### [Written exercise]
Exactly repeat the material, dropping every picture from the copy.
((
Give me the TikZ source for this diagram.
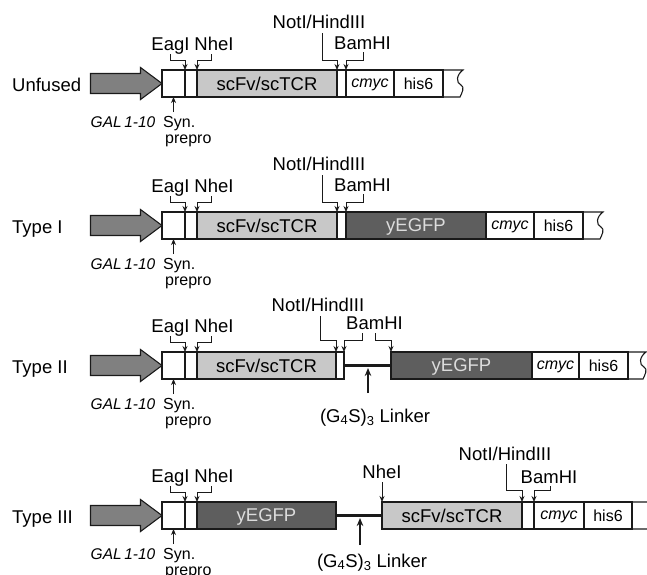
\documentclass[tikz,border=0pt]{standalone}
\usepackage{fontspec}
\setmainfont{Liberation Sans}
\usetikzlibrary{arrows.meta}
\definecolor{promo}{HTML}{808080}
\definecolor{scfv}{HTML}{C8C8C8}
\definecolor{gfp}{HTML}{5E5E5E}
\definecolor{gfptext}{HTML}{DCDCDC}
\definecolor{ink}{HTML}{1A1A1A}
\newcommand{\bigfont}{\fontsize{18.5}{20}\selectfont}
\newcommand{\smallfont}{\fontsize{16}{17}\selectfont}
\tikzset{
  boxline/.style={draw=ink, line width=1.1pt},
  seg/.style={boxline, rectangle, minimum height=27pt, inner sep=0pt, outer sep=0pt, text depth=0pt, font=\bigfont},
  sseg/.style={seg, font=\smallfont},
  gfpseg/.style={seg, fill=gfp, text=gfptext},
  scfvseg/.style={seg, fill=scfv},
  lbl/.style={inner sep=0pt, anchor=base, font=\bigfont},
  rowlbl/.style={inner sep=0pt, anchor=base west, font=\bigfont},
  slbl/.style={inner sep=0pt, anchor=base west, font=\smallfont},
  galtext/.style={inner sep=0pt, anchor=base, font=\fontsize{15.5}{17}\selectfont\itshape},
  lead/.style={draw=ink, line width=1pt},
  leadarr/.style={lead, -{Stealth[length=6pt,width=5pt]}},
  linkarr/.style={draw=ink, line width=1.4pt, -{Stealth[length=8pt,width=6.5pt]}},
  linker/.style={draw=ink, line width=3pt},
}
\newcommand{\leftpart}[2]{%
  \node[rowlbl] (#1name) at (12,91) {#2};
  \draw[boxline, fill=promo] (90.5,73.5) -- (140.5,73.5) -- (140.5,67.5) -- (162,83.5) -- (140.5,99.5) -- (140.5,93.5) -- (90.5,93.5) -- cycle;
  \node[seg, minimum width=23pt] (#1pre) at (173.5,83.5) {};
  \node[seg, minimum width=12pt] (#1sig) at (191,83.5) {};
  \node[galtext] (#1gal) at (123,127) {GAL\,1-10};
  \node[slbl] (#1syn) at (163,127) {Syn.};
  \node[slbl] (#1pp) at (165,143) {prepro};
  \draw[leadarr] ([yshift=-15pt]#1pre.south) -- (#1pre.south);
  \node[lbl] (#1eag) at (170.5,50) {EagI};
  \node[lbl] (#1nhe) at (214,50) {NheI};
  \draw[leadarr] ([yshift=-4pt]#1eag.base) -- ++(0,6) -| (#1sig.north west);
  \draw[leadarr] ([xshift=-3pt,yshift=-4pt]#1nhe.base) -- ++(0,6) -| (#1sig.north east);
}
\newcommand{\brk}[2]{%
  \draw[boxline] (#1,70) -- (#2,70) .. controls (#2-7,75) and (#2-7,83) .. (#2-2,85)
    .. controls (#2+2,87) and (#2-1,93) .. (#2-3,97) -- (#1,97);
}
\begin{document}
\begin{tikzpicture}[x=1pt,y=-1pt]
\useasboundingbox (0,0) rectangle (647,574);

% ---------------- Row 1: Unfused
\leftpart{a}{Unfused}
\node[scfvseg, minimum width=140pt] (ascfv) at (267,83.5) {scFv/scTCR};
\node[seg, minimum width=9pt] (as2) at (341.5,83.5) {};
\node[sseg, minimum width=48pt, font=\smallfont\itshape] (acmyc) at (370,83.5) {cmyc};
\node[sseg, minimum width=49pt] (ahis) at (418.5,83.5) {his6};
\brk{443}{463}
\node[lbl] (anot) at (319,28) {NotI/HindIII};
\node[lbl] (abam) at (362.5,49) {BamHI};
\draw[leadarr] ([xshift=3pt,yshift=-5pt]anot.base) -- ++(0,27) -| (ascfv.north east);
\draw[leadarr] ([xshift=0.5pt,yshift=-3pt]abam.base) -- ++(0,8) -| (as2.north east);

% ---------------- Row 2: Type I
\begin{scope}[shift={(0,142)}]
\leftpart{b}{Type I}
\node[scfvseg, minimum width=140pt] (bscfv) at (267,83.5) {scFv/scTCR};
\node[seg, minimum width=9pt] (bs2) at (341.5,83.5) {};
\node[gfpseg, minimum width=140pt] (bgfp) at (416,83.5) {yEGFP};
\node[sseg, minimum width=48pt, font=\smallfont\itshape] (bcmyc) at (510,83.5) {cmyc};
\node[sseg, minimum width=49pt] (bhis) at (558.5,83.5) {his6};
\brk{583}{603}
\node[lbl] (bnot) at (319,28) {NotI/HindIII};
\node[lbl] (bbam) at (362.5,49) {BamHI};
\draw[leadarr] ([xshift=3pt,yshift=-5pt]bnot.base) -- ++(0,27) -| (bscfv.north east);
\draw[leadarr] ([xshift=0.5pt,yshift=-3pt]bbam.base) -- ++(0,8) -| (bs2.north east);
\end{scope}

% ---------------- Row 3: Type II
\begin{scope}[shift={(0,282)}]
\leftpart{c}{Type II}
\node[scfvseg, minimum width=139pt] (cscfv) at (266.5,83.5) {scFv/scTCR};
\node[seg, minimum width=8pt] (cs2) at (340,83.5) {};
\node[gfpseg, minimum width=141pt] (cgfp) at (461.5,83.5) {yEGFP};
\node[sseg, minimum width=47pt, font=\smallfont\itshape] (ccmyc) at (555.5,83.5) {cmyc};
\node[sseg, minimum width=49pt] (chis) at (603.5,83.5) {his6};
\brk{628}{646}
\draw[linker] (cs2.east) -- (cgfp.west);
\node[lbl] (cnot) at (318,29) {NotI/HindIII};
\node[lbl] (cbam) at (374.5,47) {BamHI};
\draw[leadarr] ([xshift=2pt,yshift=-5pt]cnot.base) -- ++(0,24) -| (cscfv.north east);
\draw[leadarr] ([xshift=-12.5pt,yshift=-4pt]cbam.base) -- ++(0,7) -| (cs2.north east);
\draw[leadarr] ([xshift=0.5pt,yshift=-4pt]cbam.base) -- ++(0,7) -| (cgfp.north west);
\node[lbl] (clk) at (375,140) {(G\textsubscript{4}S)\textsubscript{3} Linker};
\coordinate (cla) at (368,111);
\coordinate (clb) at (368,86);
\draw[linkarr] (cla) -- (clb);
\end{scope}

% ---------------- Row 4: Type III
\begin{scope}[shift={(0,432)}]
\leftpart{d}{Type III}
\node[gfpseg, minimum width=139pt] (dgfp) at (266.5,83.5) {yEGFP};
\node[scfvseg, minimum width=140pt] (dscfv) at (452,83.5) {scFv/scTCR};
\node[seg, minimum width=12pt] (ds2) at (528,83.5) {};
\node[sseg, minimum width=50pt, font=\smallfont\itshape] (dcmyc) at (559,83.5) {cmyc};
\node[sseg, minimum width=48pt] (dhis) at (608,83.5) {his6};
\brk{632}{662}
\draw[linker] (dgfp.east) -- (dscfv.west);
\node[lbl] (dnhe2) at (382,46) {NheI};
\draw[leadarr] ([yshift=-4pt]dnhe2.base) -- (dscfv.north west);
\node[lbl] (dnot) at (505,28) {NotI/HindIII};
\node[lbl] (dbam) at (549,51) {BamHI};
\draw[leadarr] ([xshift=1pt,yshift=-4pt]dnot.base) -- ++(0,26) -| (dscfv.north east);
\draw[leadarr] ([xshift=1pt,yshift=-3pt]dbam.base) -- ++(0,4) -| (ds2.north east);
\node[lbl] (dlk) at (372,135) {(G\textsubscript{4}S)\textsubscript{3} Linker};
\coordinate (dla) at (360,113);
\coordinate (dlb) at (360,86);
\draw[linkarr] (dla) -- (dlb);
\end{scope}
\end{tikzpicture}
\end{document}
))
### [Answer to the task]
Give me the TikZ source for this diagram.
\documentclass[tikz,border=0pt]{standalone}
\usepackage{fontspec}
\setmainfont{Liberation Sans}
\usetikzlibrary{arrows.meta}
\definecolor{promo}{HTML}{808080}
\definecolor{scfv}{HTML}{C8C8C8}
\definecolor{gfp}{HTML}{5E5E5E}
\definecolor{gfptext}{HTML}{DCDCDC}
\definecolor{ink}{HTML}{1A1A1A}
\newcommand{\bigfont}{\fontsize{18.5}{20}\selectfont}
\newcommand{\smallfont}{\fontsize{16}{17}\selectfont}
\tikzset{
  boxline/.style={draw=ink, line width=1.1pt},
  seg/.style={boxline, rectangle, minimum height=27pt, inner sep=0pt, outer sep=0pt, text depth=0pt, font=\bigfont},
  sseg/.style={seg, font=\smallfont},
  gfpseg/.style={seg, fill=gfp, text=gfptext},
  scfvseg/.style={seg, fill=scfv},
  lbl/.style={inner sep=0pt, anchor=base, font=\bigfont},
  rowlbl/.style={inner sep=0pt, anchor=base west, font=\bigfont},
  slbl/.style={inner sep=0pt, anchor=base west, font=\smallfont},
  galtext/.style={inner sep=0pt, anchor=base, font=\fontsize{15.5}{17}\selectfont\itshape},
  lead/.style={draw=ink, line width=1pt},
  leadarr/.style={lead, -{Stealth[length=6pt,width=5pt]}},
  linkarr/.style={draw=ink, line width=1.4pt, -{Stealth[length=8pt,width=6.5pt]}},
  linker/.style={draw=ink, line width=3pt},
}
\newcommand{\leftpart}[2]{%
  \node[rowlbl] (#1name) at (12,91) {#2};
  \draw[boxline, fill=promo] (90.5,73.5) -- (140.5,73.5) -- (140.5,67.5) -- (162,83.5) -- (140.5,99.5) -- (140.5,93.5) -- (90.5,93.5) -- cycle;
  \node[seg, minimum width=23pt] (#1pre) at (173.5,83.5) {};
  \node[seg, minimum width=12pt] (#1sig) at (191,83.5) {};
  \node[galtext] (#1gal) at (123,127) {GAL\,1-10};
  \node[slbl] (#1syn) at (163,127) {Syn.};
  \node[slbl] (#1pp) at (165,143) {prepro};
  \draw[leadarr] ([yshift=-15pt]#1pre.south) -- (#1pre.south);
  \node[lbl] (#1eag) at (170.5,50) {EagI};
  \node[lbl] (#1nhe) at (214,50) {NheI};
  \draw[leadarr] ([yshift=-4pt]#1eag.base) -- ++(0,6) -| (#1sig.north west);
  \draw[leadarr] ([xshift=-3pt,yshift=-4pt]#1nhe.base) -- ++(0,6) -| (#1sig.north east);
}
\newcommand{\brk}[2]{%
  \draw[boxline] (#1,70) -- (#2,70) .. controls (#2-7,75) and (#2-7,83) .. (#2-2,85)
    .. controls (#2+2,87) and (#2-1,93) .. (#2-3,97) -- (#1,97);
}
\begin{document}
\begin{tikzpicture}[x=1pt,y=-1pt]
\useasboundingbox (0,0) rectangle (647,574);

% ---------------- Row 1: Unfused
\leftpart{a}{Unfused}
\node[scfvseg, minimum width=140pt] (ascfv) at (267,83.5) {scFv/scTCR};
\node[seg, minimum width=9pt] (as2) at (341.5,83.5) {};
\node[sseg, minimum width=48pt, font=\smallfont\itshape] (acmyc) at (370,83.5) {cmyc};
\node[sseg, minimum width=49pt] (ahis) at (418.5,83.5) {his6};
\brk{443}{463}
\node[lbl] (anot) at (319,28) {NotI/HindIII};
\node[lbl] (abam) at (362.5,49) {BamHI};
\draw[leadarr] ([xshift=3pt,yshift=-5pt]anot.base) -- ++(0,27) -| (ascfv.north east);
\draw[leadarr] ([xshift=0.5pt,yshift=-3pt]abam.base) -- ++(0,8) -| (as2.north east);

% ---------------- Row 2: Type I
\begin{scope}[shift={(0,142)}]
\leftpart{b}{Type I}
\node[scfvseg, minimum width=140pt] (bscfv) at (267,83.5) {scFv/scTCR};
\node[seg, minimum width=9pt] (bs2) at (341.5,83.5) {};
\node[gfpseg, minimum width=140pt] (bgfp) at (416,83.5) {yEGFP};
\node[sseg, minimum width=48pt, font=\smallfont\itshape] (bcmyc) at (510,83.5) {cmyc};
\node[sseg, minimum width=49pt] (bhis) at (558.5,83.5) {his6};
\brk{583}{603}
\node[lbl] (bnot) at (319,28) {NotI/HindIII};
\node[lbl] (bbam) at (362.5,49) {BamHI};
\draw[leadarr] ([xshift=3pt,yshift=-5pt]bnot.base) -- ++(0,27) -| (bscfv.north east);
\draw[leadarr] ([xshift=0.5pt,yshift=-3pt]bbam.base) -- ++(0,8) -| (bs2.north east);
\end{scope}

% ---------------- Row 3: Type II
\begin{scope}[shift={(0,282)}]
\leftpart{c}{Type II}
\node[scfvseg, minimum width=139pt] (cscfv) at (266.5,83.5) {scFv/scTCR};
\node[seg, minimum width=8pt] (cs2) at (340,83.5) {};
\node[gfpseg, minimum width=141pt] (cgfp) at (461.5,83.5) {yEGFP};
\node[sseg, minimum width=47pt, font=\smallfont\itshape] (ccmyc) at (555.5,83.5) {cmyc};
\node[sseg, minimum width=49pt] (chis) at (603.5,83.5) {his6};
\brk{628}{646}
\draw[linker] (cs2.east) -- (cgfp.west);
\node[lbl] (cnot) at (318,29) {NotI/HindIII};
\node[lbl] (cbam) at (374.5,47) {BamHI};
\draw[leadarr] ([xshift=2pt,yshift=-5pt]cnot.base) -- ++(0,24) -| (cscfv.north east);
\draw[leadarr] ([xshift=-12.5pt,yshift=-4pt]cbam.base) -- ++(0,7) -| (cs2.north east);
\draw[leadarr] ([xshift=0.5pt,yshift=-4pt]cbam.base) -- ++(0,7) -| (cgfp.north west);
\node[lbl] (clk) at (375,140) {(G\textsubscript{4}S)\textsubscript{3} Linker};
\coordinate (cla) at (368,111);
\coordinate (clb) at (368,86);
\draw[linkarr] (cla) -- (clb);
\end{scope}

% ---------------- Row 4: Type III
\begin{scope}[shift={(0,432)}]
\leftpart{d}{Type III}
\node[gfpseg, minimum width=139pt] (dgfp) at (266.5,83.5) {yEGFP};
\node[scfvseg, minimum width=140pt] (dscfv) at (452,83.5) {scFv/scTCR};
\node[seg, minimum width=12pt] (ds2) at (528,83.5) {};
\node[sseg, minimum width=50pt, font=\smallfont\itshape] (dcmyc) at (559,83.5) {cmyc};
\node[sseg, minimum width=48pt] (dhis) at (608,83.5) {his6};
\brk{632}{662}
\draw[linker] (dgfp.east) -- (dscfv.west);
\node[lbl] (dnhe2) at (382,46) {NheI};
\draw[leadarr] ([yshift=-4pt]dnhe2.base) -- (dscfv.north west);
\node[lbl] (dnot) at (505,28) {NotI/HindIII};
\node[lbl] (dbam) at (549,51) {BamHI};
\draw[leadarr] ([xshift=1pt,yshift=-4pt]dnot.base) -- ++(0,26) -| (dscfv.north east);
\draw[leadarr] ([xshift=1pt,yshift=-3pt]dbam.base) -- ++(0,4) -| (ds2.north east);
\node[lbl] (dlk) at (372,135) {(G\textsubscript{4}S)\textsubscript{3} Linker};
\coordinate (dla) at (360,113);
\coordinate (dlb) at (360,86);
\draw[linkarr] (dla) -- (dlb);
\end{scope}
\end{tikzpicture}
\end{document}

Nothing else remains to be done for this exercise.